▶ [PROBLEM DETAILS] Skip the pictures. Copy all the rest of the records down exactly.

▶ [EXCERPTED RECORDS]
==*==
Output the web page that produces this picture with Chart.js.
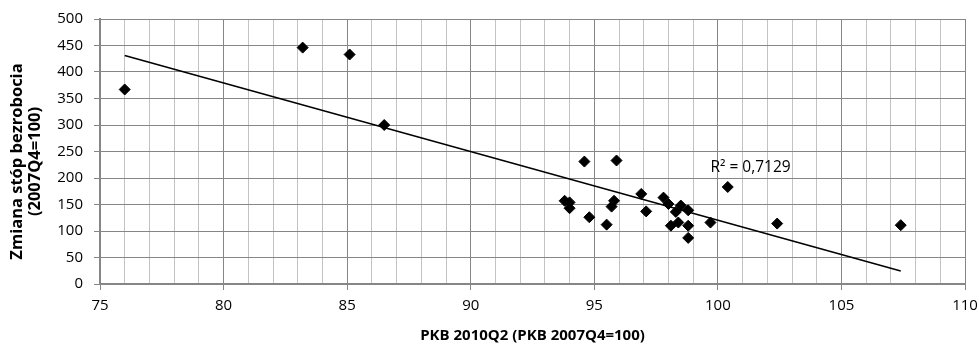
<!DOCTYPE html>
<html>
<head>
<meta charset="utf-8">
<script src="https://cdn.jsdelivr.net/npm/chart.js@4/dist/chart.umd.min.js"></script>
<style>
html,body{margin:0;padding:0;background:#fff;}
#wrap{width:979px;height:345px;position:relative;}
</style>
</head>
<body>
<div id="wrap"><canvas id="c" width="979" height="345"></canvas></div>
<script>
// PKB 2010Q2 (PKB 2007Q4=100)
const gdpValues = [76.0, 83.2, 85.1, 86.5, 94.6, 95.9, 93.8, 94.0, 94.0, 94.8, 95.5, 95.7, 95.8, 96.9, 97.1, 97.8, 98.0, 98.1, 98.3, 98.4, 98.5, 98.8, 98.8, 98.8, 99.7, 100.4, 102.4, 107.4];
// Zmiana stóp bezrobocia (2007Q4=100)
const unemploymentValues = [367, 446, 433, 300, 231, 233, 157, 154, 143, 126, 112, 146, 157, 170, 137, 163, 151, 110, 136, 116, 148, 139, 110, 87, 116, 183, 114, 111];
const xAxisTitle = 'PKB 2010Q2 (PKB 2007Q4=100)';
const yAxisTitle = ['Zmiana stóp bezrobocia', '(2007Q4=100)'];
const rSquaredLabel = 'R² = 0,7129';
const rSquaredAnchor = [99.7, 219];

const points = gdpValues.map((x, i) => ({x: x, y: unemploymentValues[i]}));

// least-squares linear trend over the data
const n = gdpValues.length;
const mx = gdpValues.reduce((a, b) => a + b, 0) / n;
const my = unemploymentValues.reduce((a, b) => a + b, 0) / n;
let sxy = 0, sxx = 0;
for (let i = 0; i < n; i++) {
  sxy += (gdpValues[i] - mx) * (unemploymentValues[i] - my);
  sxx += (gdpValues[i] - mx) * (gdpValues[i] - mx);
}
const slope = sxy / sxx;
const intercept = my - slope * mx;
const xMin = Math.min(...gdpValues), xMax = Math.max(...gdpValues);
const trend = [{x: xMin, y: intercept + slope * xMin}, {x: xMax, y: intercept + slope * xMax}];

const FONT = "'Open Sans', 'DejaVu Sans', sans-serif";

const textPlugin = {
  id: 'extraText',
  afterDatasetsDraw(chart) {
    const ctx = chart.ctx;
    const px = chart.scales.x.getPixelForValue(rSquaredAnchor[0]);
    const py = chart.scales.y.getPixelForValue(rSquaredAnchor[1]);
    ctx.save();
    ctx.font = '15.5px ' + FONT;
    ctx.fillStyle = '#000';
    ctx.textBaseline = 'middle';
    ctx.textAlign = 'left';
    ctx.fillText(rSquaredLabel, px, py);
    ctx.restore();
  },
  afterDraw(chart) {
    // vertical axis title, two lines, rotated
    const ctx = chart.ctx;
    const cy = (chart.chartArea.top + chart.chartArea.bottom) / 2 + 10;
    ctx.save();
    ctx.font = 'bold 16.5px ' + FONT;
    ctx.fillStyle = '#000';
    ctx.textAlign = 'center';
    ctx.textBaseline = 'middle';
    const xs = [17, 35];
    yAxisTitle.forEach((line, i) => {
      ctx.save();
      ctx.translate(xs[i], cy);
      ctx.rotate(-Math.PI / 2);
      ctx.fillText(line, 0, 0);
      ctx.restore();
    });
    ctx.restore();
  }
};

new Chart(document.getElementById('c'), {
  type: 'scatter',
  data: {
    datasets: [
      {
        label: 'dane',
        data: points,
        pointStyle: 'rectRot',
        pointRadius: 5.5,
        pointHoverRadius: 5.5,
        backgroundColor: '#000',
        borderColor: '#000',
        borderWidth: 1,
        order: 1
      },
      {
        label: 'trend',
        data: trend,
        showLine: true,
        pointRadius: 0,
        borderColor: '#000',
        borderWidth: 1.5,
        fill: false,
        order: 2
      }
    ]
  },
  options: {
    responsive: false,
    animation: false,
    devicePixelRatio: 1,
    layout: {padding: {top: 19, right: 14, left: 0, bottom: 0}},
    plugins: {legend: {display: false}, tooltip: {enabled: false}},
    scales: {
      x: {
        type: 'linear',
        min: 75, max: 110,
        afterFit(s) { s.height = 61; s.paddingRight = 0; s.paddingLeft = 0; },
        ticks: {
          stepSize: 1,
          autoSkip: false,
          maxRotation: 0,
          padding: 7,
          color: '#000',
          font: {family: FONT, size: 15},
          callback: v => (v % 5 === 0 ? String(v) : '')
        },
        grid: {
          color: ctx => (ctx.tick && ctx.tick.value % 5 === 0 ? '#868686' : '#c3c3c3'),
          tickColor: ctx => (ctx.tick && ctx.tick.value % 5 === 0 ? '#868686' : 'rgba(0,0,0,0)'),
          tickLength: 6,
          lineWidth: 1
        },
        border: {color: '#868686', width: 2},
        title: {
          display: true,
          text: xAxisTitle,
          color: '#000',
          font: {family: FONT, size: 15, weight: 'bold'},
          padding: {top: 0, bottom: 0}
        }
      },
      y: {
        type: 'linear',
        min: 0, max: 500,
        afterFit(s) { s.width = 100; s.paddingTop = 0; s.paddingBottom = 0; },
        ticks: {
          stepSize: 50,
          padding: 11,
          color: '#000',
          font: {family: FONT, size: 15}
        },
        grid: {
          color: '#868686',
          tickColor: '#868686',
          tickLength: 6,
          lineWidth: 1
        },
        border: {color: '#868686', width: 2},
        title: {display: false}
      }
    }
  },
  plugins: [textPlugin]
});
</script>
</body>
</html>
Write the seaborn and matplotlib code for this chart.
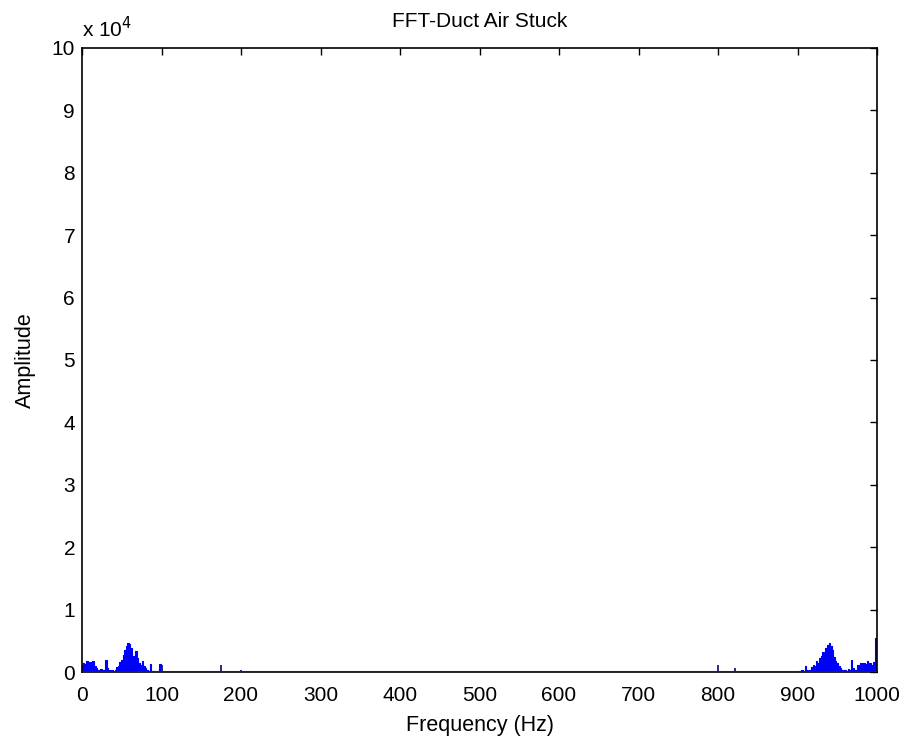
==*==
▶ [FINAL RESULT]
Output the web page that produces this picture with Chart.js.
<!DOCTYPE html>
<html>
<head>
<meta charset="utf-8">
<script src="https://cdn.jsdelivr.net/npm/chart.js@4/dist/chart.umd.min.js"></script>
<style>
html,body{margin:0;padding:0;background:#fff;}
#wrap{width:979px;height:345px;position:relative;}
</style>
</head>
<body>
<div id="wrap"><canvas id="c" width="979" height="345"></canvas></div>
<script>
// PKB 2010Q2 (PKB 2007Q4=100)
const gdpValues = [76.0, 83.2, 85.1, 86.5, 94.6, 95.9, 93.8, 94.0, 94.0, 94.8, 95.5, 95.7, 95.8, 96.9, 97.1, 97.8, 98.0, 98.1, 98.3, 98.4, 98.5, 98.8, 98.8, 98.8, 99.7, 100.4, 102.4, 107.4];
// Zmiana stóp bezrobocia (2007Q4=100)
const unemploymentValues = [367, 446, 433, 300, 231, 233, 157, 154, 143, 126, 112, 146, 157, 170, 137, 163, 151, 110, 136, 116, 148, 139, 110, 87, 116, 183, 114, 111];
const xAxisTitle = 'PKB 2010Q2 (PKB 2007Q4=100)';
const yAxisTitle = ['Zmiana stóp bezrobocia', '(2007Q4=100)'];
const rSquaredLabel = 'R² = 0,7129';
const rSquaredAnchor = [99.7, 219];

const points = gdpValues.map((x, i) => ({x: x, y: unemploymentValues[i]}));

// least-squares linear trend over the data
const n = gdpValues.length;
const mx = gdpValues.reduce((a, b) => a + b, 0) / n;
const my = unemploymentValues.reduce((a, b) => a + b, 0) / n;
let sxy = 0, sxx = 0;
for (let i = 0; i < n; i++) {
  sxy += (gdpValues[i] - mx) * (unemploymentValues[i] - my);
  sxx += (gdpValues[i] - mx) * (gdpValues[i] - mx);
}
const slope = sxy / sxx;
const intercept = my - slope * mx;
const xMin = Math.min(...gdpValues), xMax = Math.max(...gdpValues);
const trend = [{x: xMin, y: intercept + slope * xMin}, {x: xMax, y: intercept + slope * xMax}];

const FONT = "'Open Sans', 'DejaVu Sans', sans-serif";

const textPlugin = {
  id: 'extraText',
  afterDatasetsDraw(chart) {
    const ctx = chart.ctx;
    const px = chart.scales.x.getPixelForValue(rSquaredAnchor[0]);
    const py = chart.scales.y.getPixelForValue(rSquaredAnchor[1]);
    ctx.save();
    ctx.font = '15.5px ' + FONT;
    ctx.fillStyle = '#000';
    ctx.textBaseline = 'middle';
    ctx.textAlign = 'left';
    ctx.fillText(rSquaredLabel, px, py);
    ctx.restore();
  },
  afterDraw(chart) {
    // vertical axis title, two lines, rotated
    const ctx = chart.ctx;
    const cy = (chart.chartArea.top + chart.chartArea.bottom) / 2 + 10;
    ctx.save();
    ctx.font = 'bold 16.5px ' + FONT;
    ctx.fillStyle = '#000';
    ctx.textAlign = 'center';
    ctx.textBaseline = 'middle';
    const xs = [17, 35];
    yAxisTitle.forEach((line, i) => {
      ctx.save();
      ctx.translate(xs[i], cy);
      ctx.rotate(-Math.PI / 2);
      ctx.fillText(line, 0, 0);
      ctx.restore();
    });
    ctx.restore();
  }
};

new Chart(document.getElementById('c'), {
  type: 'scatter',
  data: {
    datasets: [
      {
        label: 'dane',
        data: points,
        pointStyle: 'rectRot',
        pointRadius: 5.5,
        pointHoverRadius: 5.5,
        backgroundColor: '#000',
        borderColor: '#000',
        borderWidth: 1,
        order: 1
      },
      {
        label: 'trend',
        data: trend,
        showLine: true,
        pointRadius: 0,
        borderColor: '#000',
        borderWidth: 1.5,
        fill: false,
        order: 2
      }
    ]
  },
  options: {
    responsive: false,
    animation: false,
    devicePixelRatio: 1,
    layout: {padding: {top: 19, right: 14, left: 0, bottom: 0}},
    plugins: {legend: {display: false}, tooltip: {enabled: false}},
    scales: {
      x: {
        type: 'linear',
        min: 75, max: 110,
        afterFit(s) { s.height = 61; s.paddingRight = 0; s.paddingLeft = 0; },
        ticks: {
          stepSize: 1,
          autoSkip: false,
          maxRotation: 0,
          padding: 7,
          color: '#000',
          font: {family: FONT, size: 15},
          callback: v => (v % 5 === 0 ? String(v) : '')
        },
        grid: {
          color: ctx => (ctx.tick && ctx.tick.value % 5 === 0 ? '#868686' : '#c3c3c3'),
          tickColor: ctx => (ctx.tick && ctx.tick.value % 5 === 0 ? '#868686' : 'rgba(0,0,0,0)'),
          tickLength: 6,
          lineWidth: 1
        },
        border: {color: '#868686', width: 2},
        title: {
          display: true,
          text: xAxisTitle,
          color: '#000',
          font: {family: FONT, size: 15, weight: 'bold'},
          padding: {top: 0, bottom: 0}
        }
      },
      y: {
        type: 'linear',
        min: 0, max: 500,
        afterFit(s) { s.width = 100; s.paddingTop = 0; s.paddingBottom = 0; },
        ticks: {
          stepSize: 50,
          padding: 11,
          color: '#000',
          font: {family: FONT, size: 15}
        },
        grid: {
          color: '#868686',
          tickColor: '#868686',
          tickLength: 6,
          lineWidth: 1
        },
        border: {color: '#868686', width: 2},
        title: {display: false}
      }
    }
  },
  plugins: [textPlugin]
});
</script>
</body>
</html>
Write the seaborn and matplotlib code for this chart.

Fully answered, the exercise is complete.